All the rebel batteries except one was placed on a high bank of the river, expecting Capt. Morton would take the opposite shore, but he steered straight for their batteries, hugged their shore so that many of the rebels guns could not be brought to bear on his boat as he passed this almost impregnable line sending terrible destruction into the enemy's ranks, as was reported by the prisoners brought into our lines, who stated that "we supposed your gunboat was 15 inch iron or you would never have dared to run our batteries; had we known your case-mating was only three-quarter inch we would have made you an easy prey."

This act of Capt. Morton was a most dangerous one, as it was fearless and daring, for his boat was not clad against solid shot or shell. As he rounded in at Decatur and reported to Granger, the General said:

"Capt. Morton, if you had been sent from heaven you could not have come at a more opportune moment. At the time I heard your artillery and saw your boat in the bend of the river I thought I would be obliged to surrender in 15 minutes. May God bless you and the United States government reward you. You have saved us a defeat and gained for us a victory."

Hood being repulsed retreated 15 miles down the river below and near Mussels shoals, forded the river which delayed him four days in his march and gave Gens. Thomas and Hunter time to intercept him and gave him the terrible battle on the bloody fields of Franklin, from which Hood's army never recovered during the remainder of the war.

Capt. Morton was severely injured in the attack on Fort Donelson but recovered so as to take part in the battle at Island No. 10. He was in command of the Conestoga when she was blown up; was with Lieut. Selfredge when his boat went down; was twice blown up by rebel torpedoes breaking several ribs and severely injuring him internally, but from which he so far recovered as to remain in the navy, suffering more or less the remainder of his life.

While he was bold and fearless and courted danger, he was kind and large hearted, a magnanimous soul, unselfish, unostentatious, generous, unwilling to accept reward or merit that did not belong to him.

At the close of the war the president gave the officers of the volunteer navy privilege to enter the regular navy if they could pass the required examination. Out of a class of 600 Capt. Gilbert Morton was one of 25 only, who passed the necessary examination and received a commission as ensign in the regular navy and was assigned to the South American squadron, where he spent nearly three years, then returning to civil life with his wife at the homestead of her father where he resided until his death. His whole life to this time had been bold, fearless and adventuresome.
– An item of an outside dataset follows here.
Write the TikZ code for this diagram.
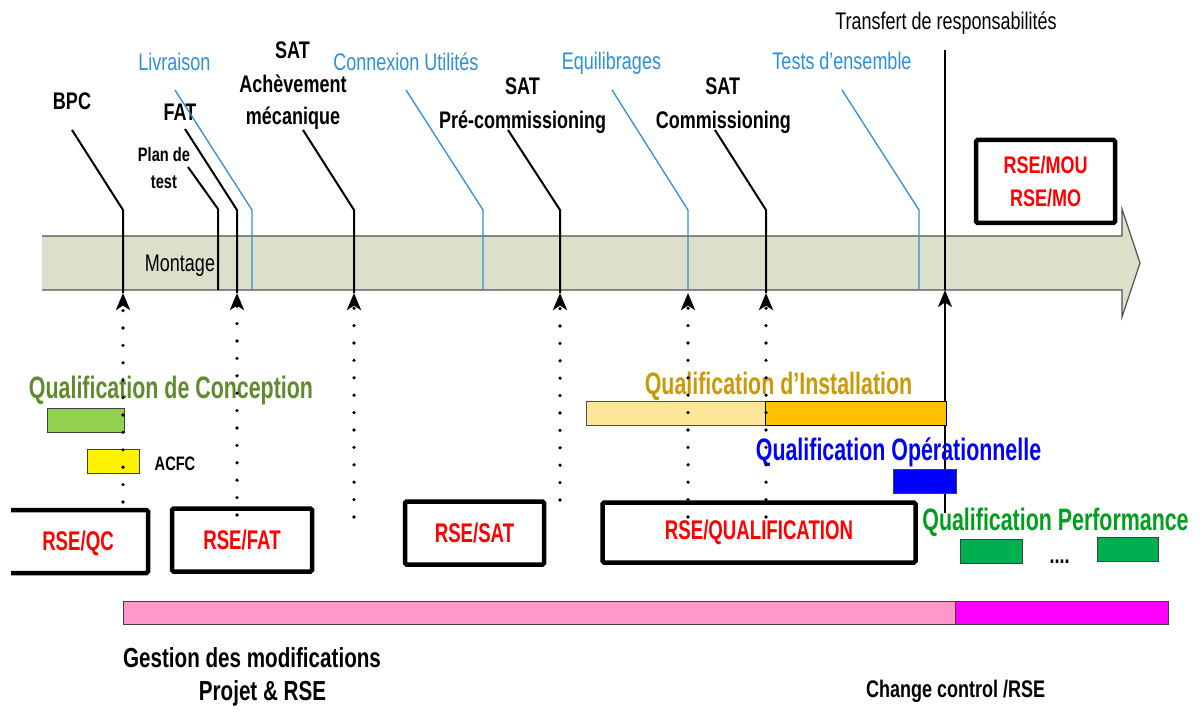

He had faced rebel artillery without flinching, defled the raging seas and laughed at the storm upon the deep. But as old age approached he said he was not prepared to meet death: "I have neglected that greatest of all obligations, that which I owe my creator who has so kindly protected and spared me in all these trying scenes of life." He became a true and earnest Christian and gave the last years of his life to the service of his Master, and was as active as he had been true and patriotic in the hour of his country's need.